Given exercise:
Pick out every line holding the string "this" and copy it.
------ Stored data
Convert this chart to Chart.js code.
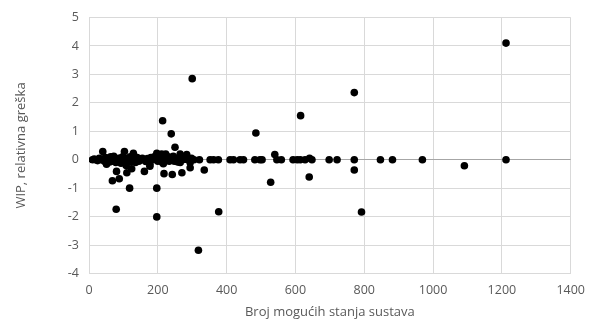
<!DOCTYPE html>
<html>
<head>
<meta charset="utf-8">
<script src="https://cdn.jsdelivr.net/npm/chart.js@4"></script>
<style>
  body { margin: 0; background: #fff; }
  #wrap { width: 594px; height: 322px; }
</style>
</head>
<body>
<div id="wrap"><canvas id="wipChart"></canvas></div>
<script>
// broj mogucih stanja (x) i relativna greska WIP (y)
const brojStanja = [
  10, 15, 20, 25, 30, 35, 40, 42, 45, 48, 51, 55, 58, 60, 63, 66, 70, 72, 75, 78,
  80, 82, 85, 88, 90, 93, 95, 98, 100, 103, 105, 108, 110, 112, 115, 118, 120, 122, 124, 126,
  129, 132, 135, 138, 140, 145, 150, 155, 160, 161, 165, 170, 175, 177, 177, 180, 185, 190, 195, 197,
  200, 203, 206, 209, 211, 212, 216, 218, 220, 223, 226, 230, 233, 236, 240, 242, 245, 248, 252, 255,
  258, 262, 265, 265, 270, 272, 275, 280, 284, 288, 294, 294, 298, 305, 321, 335, 352, 362, 376, 410,
  420, 439, 449, 482, 497, 503, 540, 546, 559, 593, 605, 614, 628, 641, 648, 698, 721, 771, 847, 882,
  969, 1212,
  300, 1212, 771, 615, 485, 214, 239, 250, 1091, 771, 640, 528, 792, 79, 197, 377, 318, 197, 68
];
const relativnaGreska = [
  0, 0.02, 0, -0.03, 0.05, 0, 0.29, 0.02, -0.05, 0.08, -0.16, 0, 0.05, -0.08, 0.1, 0, -0.05, 0.12, 0, -0.1,
  -0.41, 0.04, 0, -0.67, 0.06, -0.12, 0, 0.1, -0.05, 0.29, 0, -0.2, -0.46, 0.05, 0, -1.0, 0.1, -0.08, -0.32, 0,
  0.23, 0.05, -0.1, 0, 0.08, -0.05, 0, 0.05, 0, -0.41, -0.06, 0.04, 0, -0.16, -0.23, 0.08, 0, 0.1, 0.03, 0.23,
  -0.05, 0.12, 0, 0.15, 0.2, -0.08, -0.14, -0.49, 0.05, 0.2, 0, 0.1, -0.05, 0.08, 0, -0.52, 0.12, -0.05, 0.05, 0,
  -0.08, 0.05, 0.2, -0.1, -0.46, 0, 0.08, 0.02, 0.18, 0, -0.28, -0.1, 0.05, 0, 0, -0.36, 0, 0, 0, 0,
  0, 0, 0, 0, 0, 0, 0.18, 0, 0, 0, 0, 0, 0, 0.05, 0, 0, 0, 0, 0, 0,
  0, 0,
  2.85, 4.1, 2.36, 1.55, 0.94, 1.37, 0.91, 0.44, -0.21, -0.36, -0.61, -0.79, -1.84, -1.74, -2.01, -1.83, -3.18, -1.0, -0.74
];
const xTicks = [0, 200, 400, 600, 800, 1000, 1200, 1400];
const yTicks = [-4, -3, -2, -1, 0, 1, 2, 3, 4, 5];

const tocke = brojStanja.map((x, i) => ({ x: x, y: relativnaGreska[i] }));
const siva = '#595959';

const ctx = document.getElementById('wipChart').getContext('2d');
new Chart(ctx, {
  type: 'scatter',
  data: {
    datasets: [{
      label: 'WIP',
      data: tocke,
      backgroundColor: '#000000',
      borderWidth: 0,
      pointRadius: 3.8,
      pointHoverRadius: 3.8
    }]
  },
  options: {
    responsive: true,
    maintainAspectRatio: false,
    animation: false,
    layout: { padding: { top: 16, right: 23, left: 0, bottom: 0 } },
    plugins: { legend: { display: false }, tooltip: { enabled: false } },
    scales: {
      x: {
        type: 'linear',
        min: xTicks[0],
        max: xTicks[xTicks.length - 1],
        afterFit: s => { s.height = 48.5; },
        afterBuildTicks: s => { s.ticks = xTicks.map(v => ({ value: v })); },
        ticks: { color: siva, font: { family: 'Open Sans', size: 12.5 }, padding: 9, maxRotation: 0,
                 callback: v => String(v) },
        grid: { color: '#d9d9d9', drawTicks: false },
        border: { display: false },
        title: { display: true, text: 'Broj mogućih stanja sustava', color: siva,
                 font: { family: 'Open Sans', size: 13 }, padding: { top: 0, bottom: 2 } }
      },
      y: {
        min: yTicks[0],
        max: yTicks[yTicks.length - 1],
        afterFit: s => { s.width = 89; },
        afterBuildTicks: s => { s.ticks = yTicks.map(v => ({ value: v })); },
        ticks: { color: siva, font: { family: 'Open Sans', size: 12.5 }, padding: 10,
                 callback: v => String(v) },
        grid: {
          color: c => c.tick && c.tick.value === 0 ? '#a6a6a6' : '#d9d9d9',
          drawTicks: false
        },
        border: { display: false },
        title: { display: true, text: 'WIP, relativna greška', color: siva,
                 font: { family: 'Open Sans', size: 13 }, padding: { top: 13, bottom: 0 } }
      }
    }
  }
});
</script>
</body>
</html>
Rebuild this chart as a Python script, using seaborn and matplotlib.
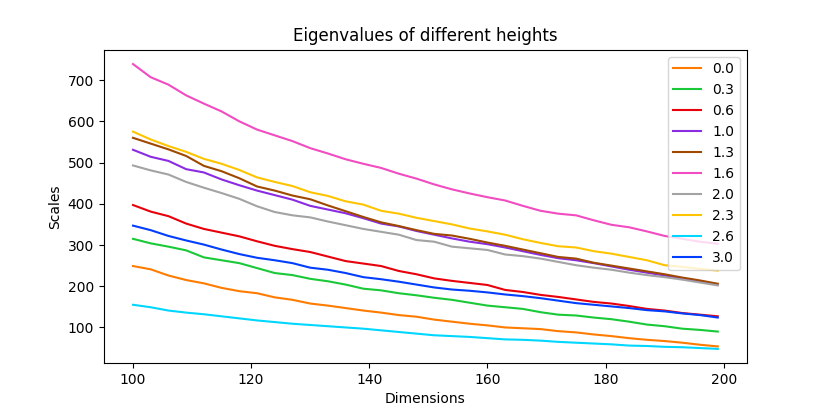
import numpy as np
import pandas as pd
import matplotlib
matplotlib.use("Agg")
import matplotlib.pyplot as plt
import seaborn as sns

dims = list(range(100, 200, 3))

heights = ["0.0", "0.3", "0.6", "1.0", "1.3", "1.6", "2.0", "2.3", "2.6", "3.0"]

h_00 = [249, 241, 226, 215, 207, 196, 188, 183, 173, 167, 158, 153, 147, 141, 136, 130, 126,
        119, 114, 109, 105, 100, 98, 96, 91, 88, 83, 79, 74, 70, 67, 63, 58, 54]
h_03 = [315, 304, 296, 287, 270, 263, 256, 244, 232, 227, 218, 212, 204, 194, 190, 183, 178,
        172, 167, 160, 153, 149, 145, 137, 131, 129, 124, 120, 114, 107, 103, 97, 94, 90]
h_06 = [397, 381, 370, 352, 339, 330, 321, 309, 298, 290, 283, 272, 261, 255, 249, 237, 229,
        219, 213, 208, 203, 191, 186, 179, 174, 168, 162, 158, 152, 145, 141, 135, 131, 127]
h_10 = [531, 514, 504, 484, 476, 459, 445, 432, 421, 410, 395, 386, 377, 365, 352, 345, 334,
        325, 316, 308, 302, 294, 285, 276, 268, 263, 256, 248, 240, 233, 226, 219, 212, 204]
h_13 = [560, 546, 532, 516, 492, 479, 462, 442, 432, 420, 411, 396, 382, 368, 355, 346, 336,
        327, 323, 315, 306, 298, 289, 280, 271, 267, 257, 250, 243, 236, 229, 221, 214, 206]
h_16 = [739, 707, 689, 663, 643, 624, 600, 580, 566, 552, 535, 522, 508, 497, 487, 473, 461,
        447, 435, 425, 416, 408, 395, 383, 376, 372, 360, 349, 343, 333, 322, 315, 308, 303]
h_20 = [493, 481, 471, 453, 439, 426, 412, 394, 380, 372, 367, 357, 348, 339, 332, 325, 312,
        308, 296, 292, 288, 277, 273, 267, 259, 251, 245, 240, 233, 227, 222, 216, 209, 202]
h_23 = [575, 556, 540, 526, 509, 497, 482, 464, 453, 443, 428, 419, 406, 398, 383, 376, 366,
        358, 350, 340, 333, 325, 314, 305, 297, 294, 285, 279, 271, 263, 251, 247, 242, 238]
h_26 = [155, 149, 141, 136, 132, 127, 122, 117, 113, 109, 106, 103, 100, 97, 93, 89, 85,
        81, 79, 77, 74, 71, 70, 68, 65, 63, 61, 59, 56, 55, 53, 52, 50, 48]
h_30 = [347, 336, 322, 311, 301, 289, 278, 269, 263, 256, 245, 240, 232, 222, 217, 211, 204,
        197, 192, 189, 185, 180, 176, 171, 165, 159, 155, 151, 147, 142, 139, 134, 130, 124]

series = [h_00, h_03, h_06, h_10, h_13, h_16, h_20, h_23, h_26, h_30]

# long-form table for seaborn
frames = []
for h, vals in zip(heights, series):
    frames.append(pd.DataFrame({"Dimensions": dims, "Scales": vals, "height": h}))
df = pd.concat(frames, ignore_index=True)

bright = sns.color_palette("bright", 10)
colors = bright[1:] + bright[:1]
palette = dict(zip(heights, colors))

fig, ax = plt.subplots(figsize=(8.3, 4.15), dpi=100)
fig.subplots_adjust(left=0.125, right=0.9, top=0.88, bottom=0.125)

sns.lineplot(data=df, x="Dimensions", y="Scales", hue="height", hue_order=heights,
             palette=palette, linewidth=1.5, ax=ax)

handles, labels = ax.get_legend_handles_labels()
ax.legend(handles, labels, loc="upper right")

ax.set_title("Eigenvalues of different heights")
ax.set_xlabel("Dimensions")
ax.set_ylabel("Scales")
ax.set_xticks([100, 120, 140, 160, 180, 200])
ax.set_yticks([100, 200, 300, 400, 500, 600, 700])

fig.savefig("out.png", dpi=100)
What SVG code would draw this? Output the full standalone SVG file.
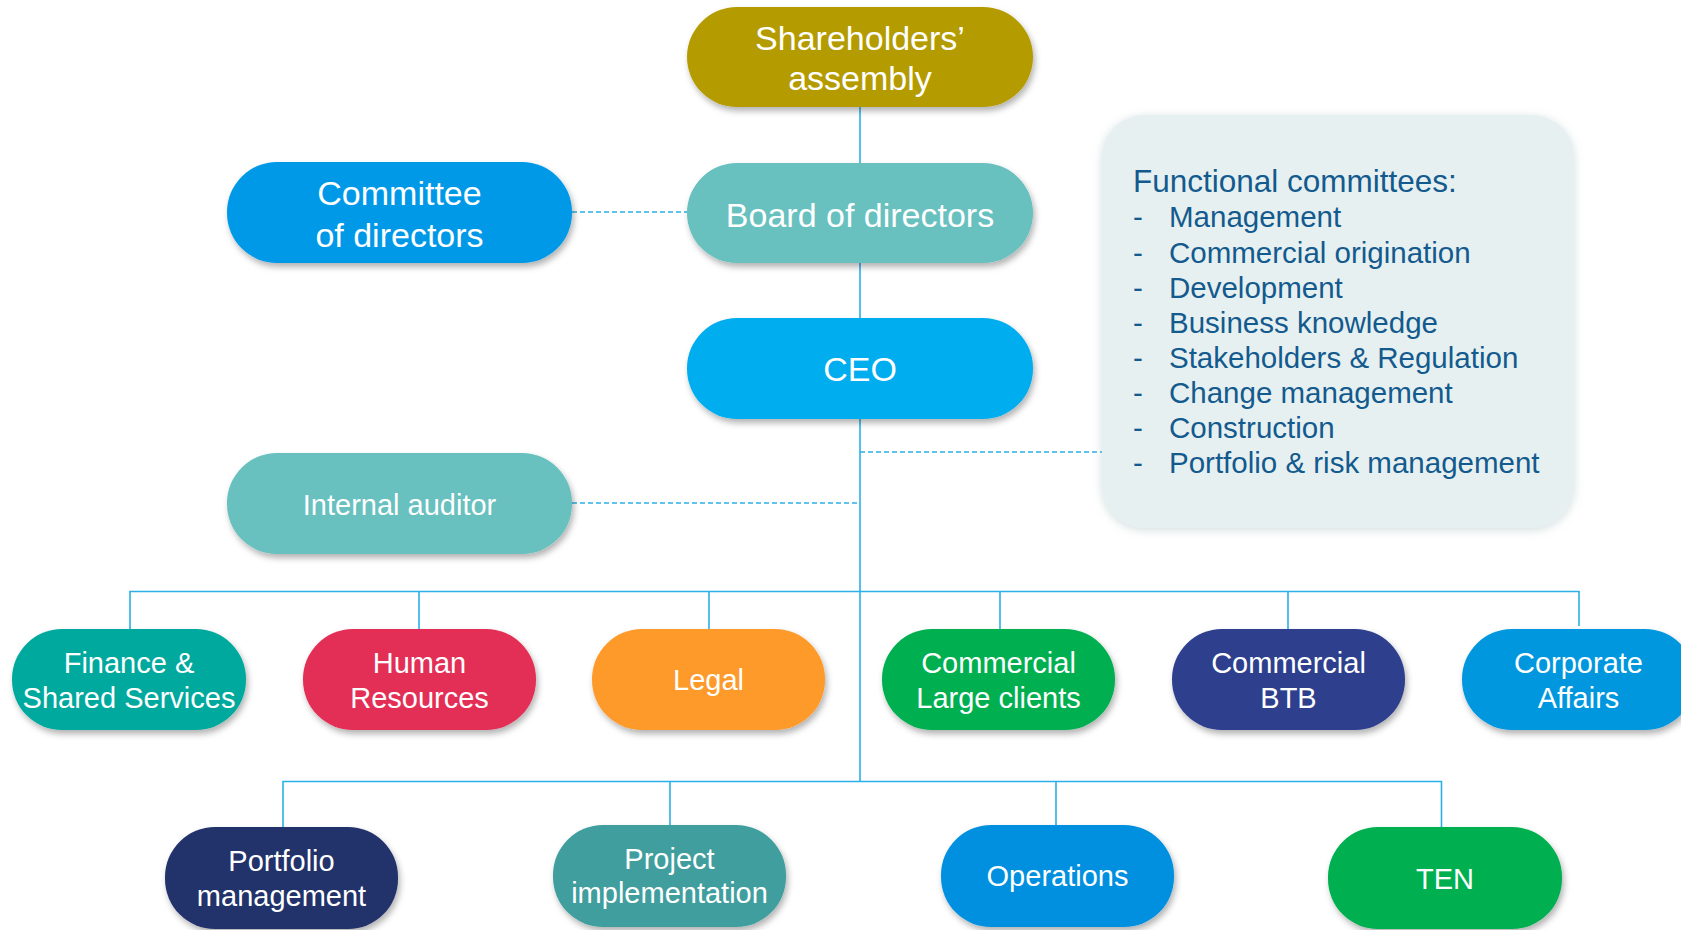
<svg xmlns="http://www.w3.org/2000/svg" width="1681" height="930" viewBox="0 0 1681 930">
<defs>
<filter id="sh" x="-10%" y="-20%" width="125%" height="150%">
<feDropShadow dx="2" dy="4" stdDeviation="3" flood-color="#000" flood-opacity="0.3"/>
</filter>
<filter id="glow" x="-10%" y="-10%" width="120%" height="120%">
<feDropShadow dx="0" dy="2" stdDeviation="5" flood-color="#7fa0a0" flood-opacity="0.35"/>
</filter>
<style>
.t{font-family:"Liberation Sans",Arial,sans-serif;fill:#fff;text-anchor:middle}
.big{font-size:34px}
.mid{font-size:29px}
.fc{font-family:"Liberation Sans",Arial,sans-serif;fill:#135a8e}
.ln{stroke:#2bb0e8;stroke-width:1.6;fill:none}
.dl{stroke:#2bb0e8;stroke-width:1.4;fill:none;stroke-dasharray:5 3}
</style>
</defs>
<rect width="1681" height="930" fill="#fff"/>

<g id="connectors">
<line class="ln" x1="860" y1="107" x2="860" y2="163"/>
<line class="ln" x1="860" y1="263" x2="860" y2="318"/>
<line class="ln" x1="860" y1="419" x2="860" y2="782"/>
<line class="dl" x1="572" y1="212" x2="687" y2="212"/>
<line class="dl" x1="572" y1="503" x2="860" y2="503"/>
<line class="dl" x1="860" y1="452" x2="1102" y2="452"/>
<polyline class="ln" points="130,629 130,591.5 1579,591.5 1579,626"/>
<line class="ln" x1="419" y1="591.5" x2="419" y2="629"/>
<line class="ln" x1="709" y1="591.5" x2="709" y2="629"/>
<line class="ln" x1="1000" y1="591.5" x2="1000" y2="629"/>
<line class="ln" x1="1288" y1="591.5" x2="1288" y2="629"/>
<polyline class="ln" points="283,827 283,781.5 1441.5,781.5 1441.5,827"/>
<line class="ln" x1="670" y1="781.5" x2="670" y2="825"/>
<line class="ln" x1="1056" y1="781.5" x2="1056" y2="825"/>
</g>

<g id="shareholders">
<rect x="687" y="7" width="346" height="100" rx="50" fill="#b49b00" filter="url(#sh)"/>
<text class="t big" x="860" y="50">Shareholders’</text>
<text class="t big" x="860" y="90">assembly</text>
</g>
<g id="board">
<rect x="687" y="163" width="346" height="100" rx="50" fill="#67c0bf" filter="url(#sh)"/>
<text class="t big" x="860" y="227">Board of directors</text>
</g>
<g id="ceo">
<rect x="687" y="318" width="346" height="101" rx="50" fill="#00adef" filter="url(#sh)"/>
<text class="t big" x="860" y="381">CEO</text>
</g>
<g id="committee">
<rect x="227" y="162" width="345" height="101" rx="50" fill="#0599e8" filter="url(#sh)"/>
<text class="t big" x="399.5" y="205">Committee</text>
<text class="t big" x="399.5" y="247">of directors</text>
</g>
<g id="auditor">
<rect x="227" y="453" width="345" height="101" rx="50" fill="#67c0bf" filter="url(#sh)"/>
<text class="t mid" x="399.5" y="515">Internal auditor</text>
</g>
<g id="functional">
<rect x="1102" y="115" width="472" height="413" rx="42" fill="#e7f0f0" filter="url(#glow)"/>
<text class="fc" x="1133" y="192" font-size="31.5">Functional committees:</text>
<g font-size="29.5">
<text class="fc" x="1133" y="227">-</text><text class="fc" x="1169" y="227">Management</text>
<text class="fc" x="1133" y="262.5">-</text><text class="fc" x="1169" y="262.5">Commercial origination</text>
<text class="fc" x="1133" y="298">-</text><text class="fc" x="1169" y="298">Development</text>
<text class="fc" x="1133" y="333">-</text><text class="fc" x="1169" y="333">Business knowledge</text>
<text class="fc" x="1133" y="368">-</text><text class="fc" x="1169" y="368">Stakeholders &amp; Regulation</text>
<text class="fc" x="1133" y="403">-</text><text class="fc" x="1169" y="403">Change management</text>
<text class="fc" x="1133" y="438">-</text><text class="fc" x="1169" y="438">Construction</text>
<text class="fc" x="1133" y="473">-</text><text class="fc" x="1169" y="473">Portfolio &amp; risk management</text>
</g>
</g>

<g id="finance">
<rect x="12" y="629" width="234" height="101" rx="50" fill="#00a99d" filter="url(#sh)"/>
<text class="t mid" x="129" y="673">Finance &amp;</text>
<text class="t mid" x="129" y="708">Shared Services</text>
</g>
<g id="hr">
<rect x="303" y="629" width="233" height="101" rx="50" fill="#e32d55" filter="url(#sh)"/>
<text class="t mid" x="419.5" y="673">Human</text>
<text class="t mid" x="419.5" y="708">Resources</text>
</g>
<g id="legal">
<rect x="592" y="629" width="233" height="101" rx="50" fill="#fd9a2a" filter="url(#sh)"/>
<text class="t mid" x="708.5" y="690">Legal</text>
</g>
<g id="commercial-large">
<rect x="882" y="629" width="233" height="101" rx="50" fill="#00af50" filter="url(#sh)"/>
<text class="t mid" x="998.5" y="673">Commercial</text>
<text class="t mid" x="998.5" y="708">Large clients</text>
</g>
<g id="commercial-btb">
<rect x="1172" y="629" width="233" height="101" rx="50" fill="#2e3f8d" filter="url(#sh)"/>
<text class="t mid" x="1288.5" y="673">Commercial</text>
<text class="t mid" x="1288.5" y="708">BTB</text>
</g>
<g id="corporate">
<rect x="1462" y="629" width="233" height="101" rx="50" fill="#0097df" filter="url(#sh)"/>
<text class="t mid" x="1578.5" y="673">Corporate</text>
<text class="t mid" x="1578.5" y="708">Affairs</text>
</g>

<g id="portfolio">
<rect x="165" y="827" width="233" height="102" rx="50" fill="#23306a" filter="url(#sh)"/>
<text class="t mid" x="281.5" y="871">Portfolio</text>
<text class="t mid" x="281.5" y="906">management</text>
</g>
<g id="project">
<rect x="553" y="825" width="233" height="102" rx="50" fill="#3f9e9e" filter="url(#sh)"/>
<text class="t mid" x="669.5" y="869">Project</text>
<text class="t mid" x="669.5" y="903">implementation</text>
</g>
<g id="operations">
<rect x="941" y="825" width="233" height="102" rx="50" fill="#0090df" filter="url(#sh)"/>
<text class="t mid" x="1057.5" y="886">Operations</text>
</g>
<g id="ten">
<rect x="1328" y="827" width="234" height="102" rx="50" fill="#00af50" filter="url(#sh)"/>
<text class="t mid" x="1445" y="889">TEN</text>
</g>
</svg>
------------
Answer:
Convert this chart to Chart.js code.
Rebuild this chart as a Python script, using seaborn and matplotlib.
What SVG code would draw this? Output the full standalone SVG file.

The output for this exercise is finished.